Sebelum MKMK memutuskan apakah para hakim MK bersalah atau tidak dalam dugaan pelanggaran etik ini, mari kita sedikit membahas mengenai apa yang menjadi keresahan publik akibat putusan yang dikeluarkan lembaga yang dipimpin adik ipar Jokowi itu.
Sekaliber Ketua MK seharusnya atau pastinya sudah memahami betul, salah satu tujuan gerakan reformasi ketika menjungkalkan kekuasaan Presiden Soeharto pada 1998 silam ialah memberantas korupsi, kolusi, dan nepotisme (KKN). Maksudnya, begitu ironis apabila pejabat tinggi sekaliber Ketua MK tidak paham dengan tujuan reformasi yang prosesnya melalui darah dan air mata.
Sayangnya, di sini Ketua MK justru secara nyata malah menghidupkan lagi apa yang hendak diberantas saat rezim Orde Baru berkuasa, yakni nepotisme atau perbuatan melawan hukum yang dilakukan penyelenggara negara demi menguntungkan kepentingan keluarga. Apalagi soal pemberantasan praktik nepotisme ini masih tercantum dalam Ketetapan Majelis Permusyawaratan Rakyat (MPR) Nomor XI/1998 tentang Penyelenggaraan Negara yang Kudus dan Bebas KKN.
Ketua MK pun seharusnya paham betul istilah nepotisme berasal dari bahasa latin nepos atau nepotismo atau dalam bahasa Inggris nephew yang artinya keponakan.
Wali Kota Gibran Rakabuming Raka yang diuntungkan dalam keluarnya putusan MK ini merupakan keponakan dari Anwar Usman.
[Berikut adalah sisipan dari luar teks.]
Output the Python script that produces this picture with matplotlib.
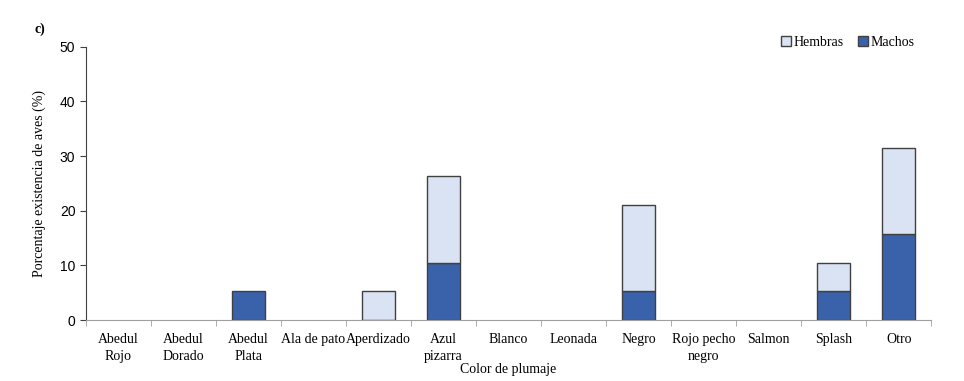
import numpy as np
import matplotlib.pyplot as plt
from matplotlib.patches import Patch

categorias = ['Abedul\nRojo', 'Abedul\nDorado', 'Abedul\nPlata', 'Ala de pato', 'Aperdizado',
              'Azul\npizarra', 'Blanco', 'Leonada', 'Negro', 'Rojo pecho\nnegro', 'Salmon',
              'Splash', 'Otro']
machos = [0, 0, 5.26, 0, 0, 10.53, 0, 0, 5.26, 0, 0, 5.26, 15.79]
hembras = [0, 0, 0, 0, 5.26, 15.79, 0, 0, 15.79, 0, 0, 5.26, 15.79]

serif = 'Liberation Serif'
sans = 'Liberation Sans'
c_machos = '#3A62AA'
c_hembras = '#DAE3F3'
borde = '#404040'

fig = plt.figure(figsize=(9.64, 3.81), dpi=100)
ax = fig.add_axes([0.089, 0.16, 0.877, 0.717])

x = np.arange(len(categorias))
# sin borde en las barras de altura cero
lw_m = [1 if v > 0 else 0 for v in machos]
lw_h = [1 if v > 0 else 0 for v in hembras]
ax.bar(x, machos, width=0.5, color=c_machos, edgecolor=borde, linewidth=lw_m)
ax.bar(x, hembras, width=0.5, bottom=machos, color=c_hembras, edgecolor=borde, linewidth=lw_h)

ax.set_xlim(-0.5, len(categorias) - 0.5)
ax.set_ylim(0, 50)
ax.set_yticks(range(0, 51, 10))
ax.set_xticks(x)
ax.set_xticklabels(categorias, fontfamily=serif, fontsize=10, linespacing=1.4)
ax.set_xticks(np.arange(-0.5, len(categorias), 1), minor=True)
ax.tick_params(axis='x', which='major', length=0, pad=9)
ax.tick_params(axis='x', which='minor', length=4, color='#a0a0a0', direction='out')
ax.tick_params(axis='y', length=4, color=borde, labelsize=10)
for lab in ax.get_yticklabels():
    lab.set_fontfamily(sans)

for s in ['top', 'right']:
    ax.spines[s].set_visible(False)
ax.spines['bottom'].set_color('#a0a0a0')
ax.spines['left'].set_color(borde)

ax.set_xlabel('Color de plumaje', fontfamily=serif, fontsize=10, labelpad=0)
ax.set_ylabel('Porcentaje existencia de aves (%)', fontfamily=serif, fontsize=10, labelpad=10)

handles = [Patch(facecolor=c_hembras, edgecolor=borde, linewidth=1, label='Hembras'),
           Patch(facecolor=c_machos, edgecolor=borde, linewidth=1, label='Machos')]
ax.legend(handles=handles, loc='upper right', bbox_to_anchor=(0.995, 1.085), ncol=2, frameon=False,
          prop={'family': serif, 'size': 10}, handlelength=0.7, handleheight=0.7,
          handletextpad=0.2, columnspacing=1.0)

fig.text(0.036, 0.915, 'c)', fontfamily=serif, fontweight='bold', fontsize=10)

fig.savefig('out.png', dpi=100)
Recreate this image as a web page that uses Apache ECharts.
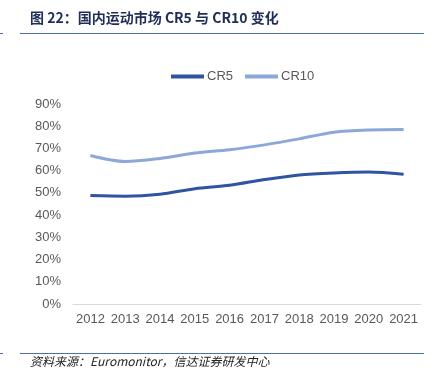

Sebaiknya Anwar sadar bahwa putusan MK tersebut menjadi biang kerok dari semua kegaduhan dan sumber politik dinasti yang meresahkan publik belakangan ini.
Putusan MK yang menambahkan norma baru persyaratan capres/cawapres, yakni selain berusia paling rendah 40 (empat puluh) tahun atau pernah/sedang menduduki jabatan yang dipilih melalui pemilihan umum termasuk pemilihan kepala daerah, memberikan karpet untuk Gibran sebagai cawapres yang mendampingi capres Prabowo Subianto.
Kini masyarakat tentu berharap Jimly dan para anggota MKMK berani mengambil putusan cepat sekaligus tegas dalam penanganan dugaan pelanggaran etik yang dampaknya seperti meludahi amanat reformasi ini. Apalagi putusan itu terkait langsung dengan proses penyelenggaraan Pilpres 2024 yang saat ini sudah berjalan.
Dengan kerusakan sistem bernegara yang ditimbulkan akibat putusan ajaib tersebut, pemecatan sebagai hakim MK bisa dikatakan sebagai hukuman teringan.
Jangan biarkan pembusukan terjadi di lembaga yang berperan sebagai penjaga konstitusi ini. Terlebih MK akan memproses sengketa Pemilu 2024, baik pilpres maupun pilkada. MK merupakan Mahkamah Konstitusi, bukan mahkamah keluarga.